En la Cámara de los diputados federales hay una iniciativa presidencial para crear la secretaría de cultura, la 18 de la administración peñista.
Como lo presume el propio Peña Nieto, tiene la mayoría de votos como para aprobar esa y otras leyes. Así las cosas, resulta inminente la creación de una institución que agrupe a lo que hasta ahora ha estado sectorizado en la educación pública.
Si uno ve el desgarriate que es el sistema educativo, adquiere sentido que se reorganice lo relativo a la cultura. Mientras exista un monstruo pesado y soñoliento y un funcionariado que nomás piense en quitar sueldos, la educación no avanzará a ningún lado.

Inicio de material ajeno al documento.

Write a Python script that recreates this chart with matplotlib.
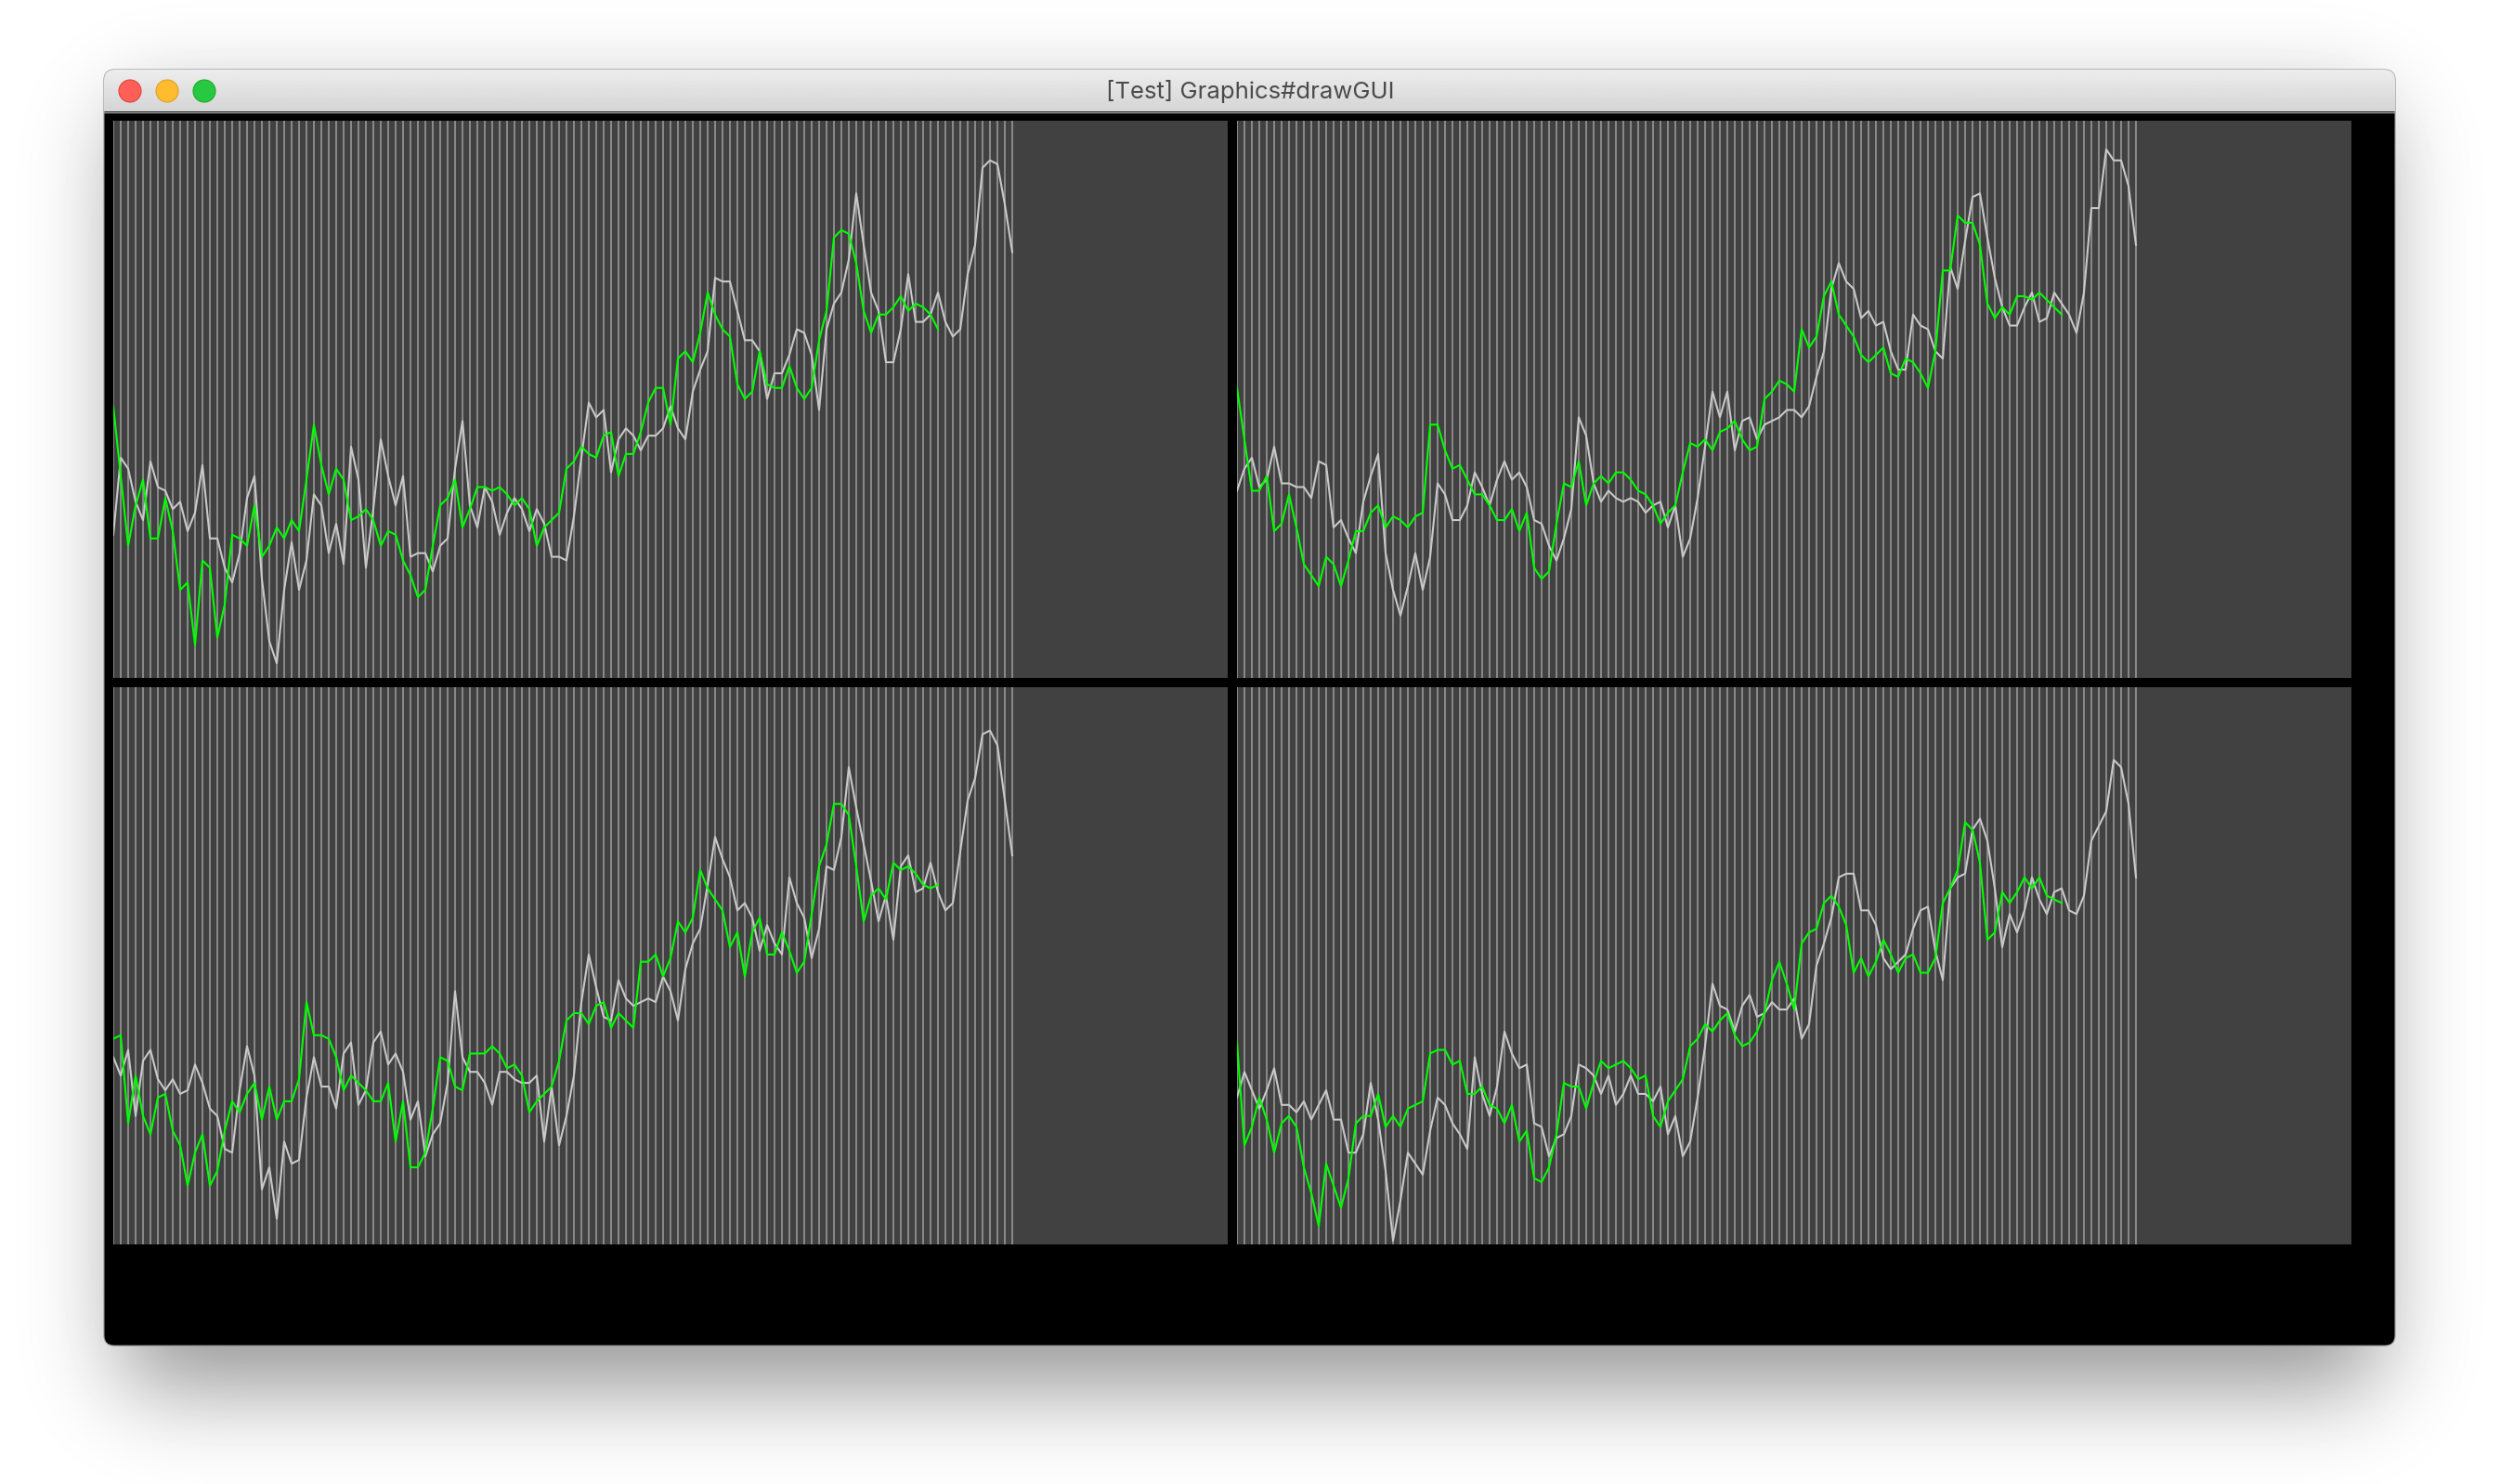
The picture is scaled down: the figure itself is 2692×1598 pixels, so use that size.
import numpy as np
import matplotlib
matplotlib.use("Agg")
import matplotlib.pyplot as plt
from matplotlib.patches import FancyBboxPatch, Circle

# ---------------------------------------------------------------
# data: height of each point above the panel floor (panel top = 151.8)
# white = full series (122 points), green = shorter series (112 points)
# ---------------------------------------------------------------
TOP = 151.8
N_SLOTS = 150

tl_white = [39, 60, 57, 48, 43, 59, 52, 51, 46, 48,
            40, 45, 58, 38, 38, 30, 26, 34, 49, 55,
            27, 10, 4, 24, 37, 24, 32, 50, 47, 34,
            42, 31, 63, 54, 30, 46, 65, 55, 47, 55,
            33, 34, 34, 29, 36, 38, 57, 70, 47, 41,
            52, 48, 39, 45, 49, 46, 40, 46, 42, 33,
            33, 32, 44, 60, 75, 71, 73, 56, 65, 68,
            66, 62, 66, 66, 68, 74, 68, 65, 78, 84,
            89, 109, 108, 108, 100, 92, 92, 89, 76, 83,
            83, 88, 95, 94, 88, 73, 95, 102, 105, 114,
            132, 118, 105, 100, 86, 86, 95, 110, 97, 97,
            99, 105, 97, 93, 95, 110, 118, 139, 141, 140,
            129, 116]
tl_green = [74, 55, 36, 47, 54, 38, 38, 49, 40, 24,
            26, 9, 32, 30, 11, 20, 39, 38, 36, 47,
            33, 36, 41, 38, 43, 40, 54, 69, 58, 50,
            57, 54, 43, 44, 46, 43, 36, 40, 39, 32,
            28, 22, 24, 36, 47, 49, 54, 41, 46, 52,
            52, 51, 52, 50, 47, 49, 46, 36, 41, 43,
            45, 57, 59, 63, 61, 60, 66, 67, 55, 61,
            61, 67, 75, 79, 79, 69, 87, 89, 86, 94,
            105, 99, 95, 93, 80, 76, 78, 89, 80, 79,
            79, 85, 79, 76, 79, 92, 100, 120, 122, 121,
            113, 100, 94, 99, 99, 101, 104, 100, 102, 101,
            99, 95]

tr_white = [51, 57, 60, 52, 54, 63, 53, 53, 52, 52,
            49, 59, 58, 41, 43, 38, 34, 48, 55, 61,
            34, 24, 17, 25, 34, 24, 33, 53, 50, 43,
            43, 47, 56, 52, 47, 54, 59, 54, 56, 52,
            43, 42, 36, 32, 38, 46, 71, 66, 53, 48,
            51, 49, 48, 49, 48, 45, 47, 48, 41, 47,
            33, 38, 49, 63, 78, 71, 78, 62, 70, 71,
            65, 69, 70, 71, 73, 73, 71, 74, 82, 89,
            106, 113, 108, 106, 98, 100, 96, 97, 89, 84,
            84, 99, 96, 95, 89, 87, 112, 106, 119, 131,
            132, 120, 109, 101, 96, 96, 101, 105, 97, 98,
            105, 102, 99, 94, 105, 128, 128, 144, 141, 141,
            134, 118]
tr_green = [79, 65, 51, 51, 55, 40, 42, 50, 41, 31,
            28, 25, 33, 31, 25, 32, 40, 40, 45, 47,
            41, 44, 43, 41, 44, 45, 69, 69, 62, 57,
            58, 54, 50, 50, 47, 43, 43, 46, 40, 45,
            30, 27, 29, 42, 53, 52, 59, 47, 53, 55,
            53, 56, 56, 54, 51, 50, 47, 42, 45, 47,
            56, 64, 63, 65, 62, 67, 68, 70, 65, 62,
            63, 76, 78, 81, 80, 78, 95, 90, 93, 104,
            108, 99, 96, 93, 88, 86, 88, 90, 83, 82,
            87, 86, 83, 79, 89, 111, 111, 126, 124, 124,
            118, 102, 98, 101, 99, 104, 104, 103, 105, 103,
            101, 99]

bl_white = [51, 46, 53, 35, 50, 53, 45, 42, 45, 41,
            42, 49, 44, 37, 35, 26, 25, 42, 54, 46,
            15, 21, 7, 28, 22, 23, 40, 51, 43, 43,
            37, 52, 55, 38, 42, 55, 58, 49, 52, 47,
            34, 39, 24, 30, 33, 44, 69, 51, 47, 47,
            44, 38, 47, 47, 45, 44, 44, 46, 28, 43,
            27, 35, 46, 66, 79, 70, 62, 61, 72, 67,
            65, 66, 67, 66, 73, 69, 61, 75, 82, 86,
            98, 111, 105, 100, 91, 93, 89, 80, 87, 82,
            79, 100, 93, 89, 78, 86, 103, 102, 111, 130,
            119, 109, 99, 88, 95, 83, 103, 106, 96, 97,
            104, 96, 91, 93, 107, 121, 127, 139, 140, 136,
            121, 106]
bl_green = [56, 57, 33, 46, 35, 30, 40, 41, 31, 27,
            16, 25, 30, 16, 20, 31, 39, 36, 41, 44,
            34, 43, 34, 39, 39, 45, 66, 57, 57, 56,
            51, 42, 46, 44, 42, 39, 39, 44, 28, 39,
            21, 21, 25, 37, 51, 50, 43, 42, 52, 52,
            52, 54, 52, 48, 49, 46, 36, 39, 41, 43,
            50, 61, 63, 63, 60, 65, 66, 59, 63, 61,
            59, 77, 77, 79, 73, 78, 88, 85, 89, 102,
            97, 94, 91, 81, 85, 73, 85, 89, 79, 79,
            85, 80, 74, 77, 90, 103, 109, 120, 120, 117,
            103, 88, 95, 97, 94, 104, 102, 103, 101, 98,
            97, 98]

br_white = [40, 47, 42, 37, 42, 48, 38, 38, 36, 39,
            34, 38, 42, 34, 34, 25, 25, 30, 44, 34,
            20, 1, 12, 25, 22, 19, 31, 40, 38, 33,
            30, 26, 51, 41, 35, 43, 58, 52, 48, 49,
            33, 32, 24, 29, 30, 35, 49, 48, 46, 41,
            46, 38, 41, 46, 41, 41, 39, 43, 30, 35,
            24, 28, 40, 54, 71, 65, 64, 58, 65, 68,
            62, 63, 66, 64, 64, 67, 56, 60, 76, 82,
            89, 100, 101, 101, 91, 91, 87, 78, 75, 77,
            79, 86, 91, 92, 80, 72, 97, 100, 101, 113,
            116, 110, 97, 81, 90, 85, 91, 100, 94, 90,
            96, 97, 91, 90, 95, 110, 114, 118, 132, 130,
            120, 100]
br_green = [55, 27, 32, 40, 34, 25, 33, 35, 32, 21,
            14, 5, 22, 16, 10, 18, 33, 35, 35, 41,
            32, 35, 32, 37, 38, 39, 52, 53, 53, 49,
            50, 41, 41, 43, 38, 37, 33, 38, 28, 31,
            18, 17, 21, 30, 44, 43, 43, 37, 44, 50,
            48, 49, 50, 48, 45, 46, 35, 32, 39, 42,
            45, 54, 56, 60, 58, 61, 63, 57, 54, 55,
            58, 63, 72, 77, 71, 64, 82, 85, 86, 93,
            95, 92, 87, 74, 78, 73, 77, 83, 79, 74,
            78, 79, 74, 74, 78, 93, 97, 102, 115, 113,
            104, 83, 85, 96, 93, 96, 100, 97, 100, 95,
            94, 93]

window_title = "[Test] Graphics#drawGUI"

# ---------------------------------------------------------------
W, H = 2692, 1598
WX0, WY0, WX1, WY1 = 112, 75, 2579, 1449   # window box (pixels, y down)
TITLE_H = 45

fig = plt.figure(figsize=(W / 100, H / 100), dpi=100)
fig.patch.set_facecolor("white")

bg = fig.add_axes([0, 0, 1, 1])
bg.axis("off")


def blur(a, sigma):
    r = int(3 * sigma)
    k = np.exp(-0.5 * (np.arange(-r, r + 1) / sigma) ** 2)
    k /= k.sum()
    a = np.apply_along_axis(lambda v: np.convolve(v, k, mode="same"), 0, a)
    a = np.apply_along_axis(lambda v: np.convolve(v, k, mode="same"), 1, a)
    return a


# drop shadow under the window
s = 4
yy, xx = np.mgrid[0:H // s, 0:W // s] * s
mask = ((xx >= WX0 + 20) & (xx <= WX1 - 20) &
        (yy >= WY0 + 40) & (yy <= WY1 + 40)).astype(float)
shade = 1 - 0.42 * blur(mask, 50 / s)
bg.imshow(shade, cmap="gray", vmin=0, vmax=1, extent=(0, W, H, 0),
          interpolation="bilinear", zorder=0)

# window body + title bar
win = FancyBboxPatch((WX0, WY0), WX1 - WX0, WY1 - WY0,
                     boxstyle="round,pad=0,rounding_size=11",
                     fc="black", ec="#8e8e8e", lw=0.8, zorder=2)
bg.add_patch(win)
grad = np.linspace(0.93, 0.835, TITLE_H)[:, None] * np.ones((1, 2))
im = bg.imshow(grad, cmap="gray", vmin=0, vmax=1,
               extent=(WX0, WX1, WY0 + TITLE_H, WY0), aspect="auto",
               interpolation="bilinear", zorder=3)
im.set_clip_path(win)
bg.plot([WX0, WX1], [WY0 + TITLE_H + 0.5] * 2, color="#b2b2b2", lw=0.9, zorder=4)

for cx, fc, ec in [(140, "#fe5f57", "#e0443e"),
                   (180, "#febc2e", "#dea123"),
                   (220, "#28c840", "#1aab29")]:
    bg.add_patch(Circle((cx, 98), 12, fc=fc, ec=ec, lw=0.8, zorder=5))

bg.text((WX0 + WX1) / 2 + 0.5, 98.5, window_title, ha="center", va="center",
        fontsize=18.5, color="#4b4b4b", family=["Inter", "DejaVu Sans"], zorder=5)

bg.set_xlim(0, W)
bg.set_ylim(H, 0)

# ---------------------------------------------------------------
# the four panels
# ---------------------------------------------------------------
panels = [
    ((122, 130), tl_white, tl_green),
    ((1332, 130), tr_white, tr_green),
    ((122, 740), bl_white, bl_green),
    ((1332, 740), br_white, br_green),
]

for (px, py), white, green in panels:
    ax = fig.add_axes([px / W, 1 - (py + 600) / H, 1200 / W, 600 / H])
    ax.set_facecolor("#414141")
    idx = np.arange(len(white))
    ax.vlines(idx, 0, TOP, colors="#8b8b8b", linewidth=1.4, zorder=1)
    ax.plot(idx, white, color="#c9c9c9", lw=1.5, zorder=2)
    ax.plot(np.arange(len(green)), green, color="#00ff00", lw=1.5, zorder=3)
    ax.set_xlim(0, N_SLOTS)
    ax.set_ylim(0, TOP)
    ax.set_xticks([])
    ax.set_yticks([])
    for sp in ax.spines.values():
        sp.set_visible(False)

fig.savefig("out.png", dpi=100, facecolor="white")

Los peros aparecen pronto. De entrada, el eterno anti. Todo lo que provenga del gobierno está infectado de su correspondiente atigobiernismo. Por eso emergieran a las de ya los rechazos: No a la secretaría de cultura, no a la separación educación-cultura, no a los intentos de privatizar el patrimonio, no a lo que provenga del gobierno para reorganizar al propio gobierno.
Mal fario y pésimo ambiente para pensar a profundidad la cultura. En algo sí asiste la razón a ciertos opositores: ¿por qué de improviso y a botepronto una secretaría de cultura? Si uno escudriña la iniciativa presidencial, el cliché y la puerilidad harto sabida en esos ámbitos campean. No hay en ella profundidad que emerja a la luz; hay, sí, superficialidad, zapping mental a la mala.
Si México es sinónimo de cultura, entonces estaríamos ante el imperativo de repensarnos como identidad útil. Pero como no hay el hábito de pensarnos en tales términos, no extrañe que la burocracia esté simplemente acomodándose, tal cual lo hace cada que hay un recambio de personal: entro yo y los demás salen sobrando.
Es recomendable institucionalizar la cultura, lo que resulta chafa es hacerlo al ai’se va, para no variar.